**Collected material:**

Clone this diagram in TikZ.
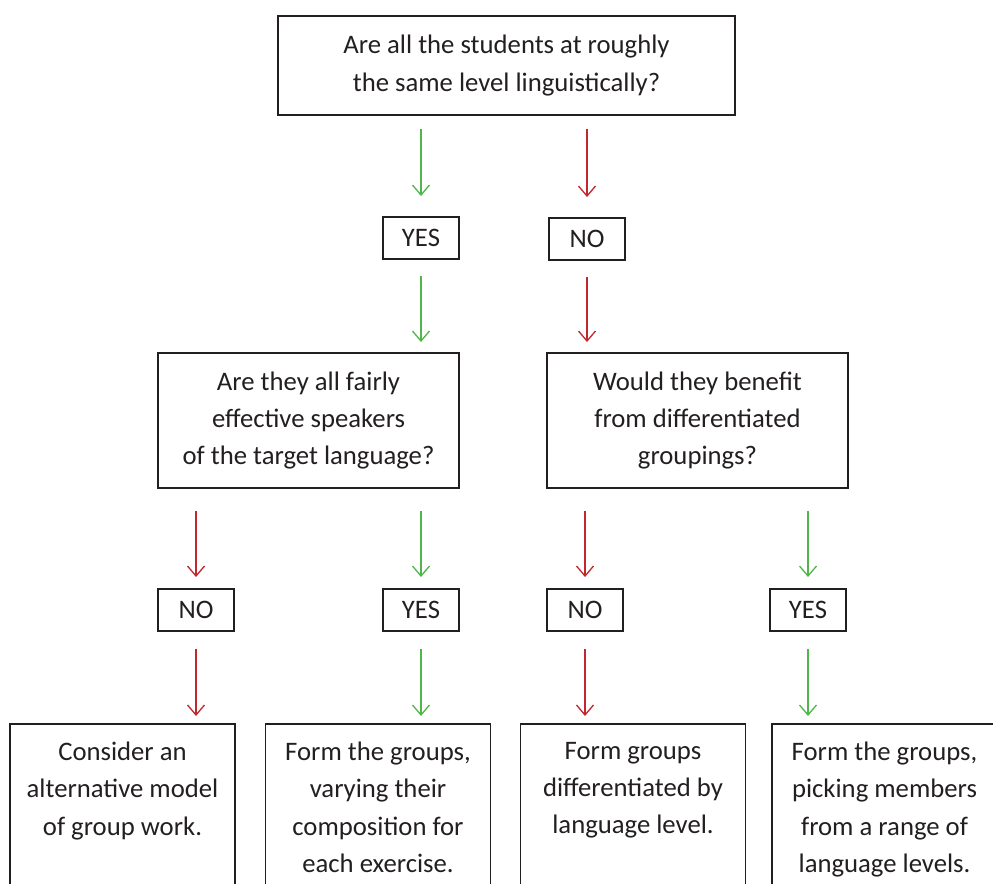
\documentclass[tikz,border=0pt]{standalone}
\usepackage{fontspec}
\setmainfont{Carlito}
\usetikzlibrary{arrows.meta,positioning}
\definecolor{yesgreen}{HTML}{4FB74A}
\definecolor{nored}{HTML}{C1272D}
\definecolor{inkgrey}{HTML}{231F20}
\newcommand{\qfont}{\fontsize{15.2}{21.3}\selectfont}
\newcommand{\toplines}[1]{\parbox[t][4.2cm][t]{4.5cm}{\centering #1}}
\tikzset{
  qbox/.style={draw=inkgrey, line width=1.1pt, text=inkgrey, align=center,
               inner sep=0pt, font=\qfont},
  ans/.style={qbox, minimum width=1.52cm, minimum height=0.84cm},
  endbox/.style={draw=inkgrey, line width=1.1pt, text=inkgrey, anchor=north,
                 inner xsep=0pt, inner ysep=0.36cm, font=\qfont},
  yflow/.style={-{Straight Barb[length=2mm,width=3.4mm]}, line width=0.75pt,
                draw=yesgreen},
  nflow/.style={-{Straight Barb[length=2mm,width=3.4mm]}, line width=0.75pt,
                draw=nored},
}

\begin{document}
\begin{tikzpicture}[x=0.02cm, y=-0.02cm]
\clip (0,0) rectangle (993,884);

% ========================= question 1 ====================================
\node[qbox, minimum width=9.14cm, minimum height=1.98cm] at (506.5, 65.5) (q1)
  {Are all the students at roughly\\the same level linguistically?};
\node[ans] at (421, 238) (yesA) {YES};
\node[ans] at (587, 239) (noA)  {NO};

\draw[yflow, shorten <=0.26cm, shorten >=0.4cm] (q1.south -| yesA) -- (yesA.north);
\draw[nflow, shorten <=0.26cm, shorten >=0.4cm] (q1.south -| noA)  -- (noA.north);

% ========================= questions 2 and 3 =============================
\node[qbox, minimum width=6.02cm, minimum height=2.7cm] at (308.5, 420.5) (q2)
  {Are they all fairly\\effective speakers\\of the target language?};
\node[qbox, minimum width=6.02cm, minimum height=2.7cm] at (697.5, 420.5) (q3)
  {Would they benefit\\from differentiated\\groupings?};

\draw[yflow, shorten <=0.32cm, shorten >=0.2cm] (yesA.south) -- (yesA |- q2.north);
\draw[nflow, shorten <=0.32cm, shorten >=0.2cm] (noA.south)  -- (noA |- q3.north);

% ========================= second answers ================================
\node[ans] at (196, 610) (noB)  {NO};
\node[ans] at (421, 610) (yesB) {YES};
\node[ans] at (585, 610) (noC)  {NO};
\node[ans] at (808, 610) (yesC) {YES};

\draw[nflow, shorten <=0.44cm, shorten >=0.22cm] (q2.south -| noB)  -- (noB.north);
\draw[yflow, shorten <=0.44cm, shorten >=0.22cm] (q2.south -| yesB) -- (yesB.north);
\draw[nflow, shorten <=0.44cm, shorten >=0.22cm] (q3.south -| noC)  -- (noC.north);
\draw[yflow, shorten <=0.44cm, shorten >=0.22cm] (q3.south -| yesC) -- (yesC.north);

% ========================= outcomes ======================================
\node[endbox] at (122.5, 723) (endA)
  {\toplines{Consider an\\alternative model\\of group work.}};
\node[endbox] at (378, 723)   (endB)
  {\toplines{Form the groups,\\varying their\\composition for\\each exercise.}};
\node[endbox] at (633, 723)   (endC)
  {\toplines{Form groups\\differentiated by\\language level.}};
\node[endbox] at (884.5, 723) (endD)
  {\toplines{Form the groups,\\picking members\\from a range of\\language levels.}};

\draw[nflow, shorten <=0.34cm, shorten >=0.14cm] (noB.south)  -- (noB |- endA.north);
\draw[yflow, shorten <=0.34cm, shorten >=0.14cm] (yesB.south) -- (yesB |- endB.north);
\draw[nflow, shorten <=0.34cm, shorten >=0.14cm] (noC.south)  -- (noC |- endC.north);
\draw[yflow, shorten <=0.34cm, shorten >=0.14cm] (yesC.south) -- (yesC |- endD.north);
\end{tikzpicture}
\end{document}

**What is being asked:** Repeat all the data as it stands, dropping any images it holds.

**Written solution:**
Clone this diagram in TikZ.
\documentclass[tikz,border=0pt]{standalone}
\usepackage{fontspec}
\setmainfont{Carlito}
\usetikzlibrary{arrows.meta,positioning}
\definecolor{yesgreen}{HTML}{4FB74A}
\definecolor{nored}{HTML}{C1272D}
\definecolor{inkgrey}{HTML}{231F20}
\newcommand{\qfont}{\fontsize{15.2}{21.3}\selectfont}
\newcommand{\toplines}[1]{\parbox[t][4.2cm][t]{4.5cm}{\centering #1}}
\tikzset{
  qbox/.style={draw=inkgrey, line width=1.1pt, text=inkgrey, align=center,
               inner sep=0pt, font=\qfont},
  ans/.style={qbox, minimum width=1.52cm, minimum height=0.84cm},
  endbox/.style={draw=inkgrey, line width=1.1pt, text=inkgrey, anchor=north,
                 inner xsep=0pt, inner ysep=0.36cm, font=\qfont},
  yflow/.style={-{Straight Barb[length=2mm,width=3.4mm]}, line width=0.75pt,
                draw=yesgreen},
  nflow/.style={-{Straight Barb[length=2mm,width=3.4mm]}, line width=0.75pt,
                draw=nored},
}

\begin{document}
\begin{tikzpicture}[x=0.02cm, y=-0.02cm]
\clip (0,0) rectangle (993,884);

% ========================= question 1 ====================================
\node[qbox, minimum width=9.14cm, minimum height=1.98cm] at (506.5, 65.5) (q1)
  {Are all the students at roughly\\the same level linguistically?};
\node[ans] at (421, 238) (yesA) {YES};
\node[ans] at (587, 239) (noA)  {NO};

\draw[yflow, shorten <=0.26cm, shorten >=0.4cm] (q1.south -| yesA) -- (yesA.north);
\draw[nflow, shorten <=0.26cm, shorten >=0.4cm] (q1.south -| noA)  -- (noA.north);

% ========================= questions 2 and 3 =============================
\node[qbox, minimum width=6.02cm, minimum height=2.7cm] at (308.5, 420.5) (q2)
  {Are they all fairly\\effective speakers\\of the target language?};
\node[qbox, minimum width=6.02cm, minimum height=2.7cm] at (697.5, 420.5) (q3)
  {Would they benefit\\from differentiated\\groupings?};

\draw[yflow, shorten <=0.32cm, shorten >=0.2cm] (yesA.south) -- (yesA |- q2.north);
\draw[nflow, shorten <=0.32cm, shorten >=0.2cm] (noA.south)  -- (noA |- q3.north);

% ========================= second answers ================================
\node[ans] at (196, 610) (noB)  {NO};
\node[ans] at (421, 610) (yesB) {YES};
\node[ans] at (585, 610) (noC)  {NO};
\node[ans] at (808, 610) (yesC) {YES};

\draw[nflow, shorten <=0.44cm, shorten >=0.22cm] (q2.south -| noB)  -- (noB.north);
\draw[yflow, shorten <=0.44cm, shorten >=0.22cm] (q2.south -| yesB) -- (yesB.north);
\draw[nflow, shorten <=0.44cm, shorten >=0.22cm] (q3.south -| noC)  -- (noC.north);
\draw[yflow, shorten <=0.44cm, shorten >=0.22cm] (q3.south -| yesC) -- (yesC.north);

% ========================= outcomes ======================================
\node[endbox] at (122.5, 723) (endA)
  {\toplines{Consider an\\alternative model\\of group work.}};
\node[endbox] at (378, 723)   (endB)
  {\toplines{Form the groups,\\varying their\\composition for\\each exercise.}};
\node[endbox] at (633, 723)   (endC)
  {\toplines{Form groups\\differentiated by\\language level.}};
\node[endbox] at (884.5, 723) (endD)
  {\toplines{Form the groups,\\picking members\\from a range of\\language levels.}};

\draw[nflow, shorten <=0.34cm, shorten >=0.14cm] (noB.south)  -- (noB |- endA.north);
\draw[yflow, shorten <=0.34cm, shorten >=0.14cm] (yesB.south) -- (yesB |- endB.north);
\draw[nflow, shorten <=0.34cm, shorten >=0.14cm] (noC.south)  -- (noC |- endC.north);
\draw[yflow, shorten <=0.34cm, shorten >=0.14cm] (yesC.south) -- (yesC |- endD.north);
\end{tikzpicture}
\end{document}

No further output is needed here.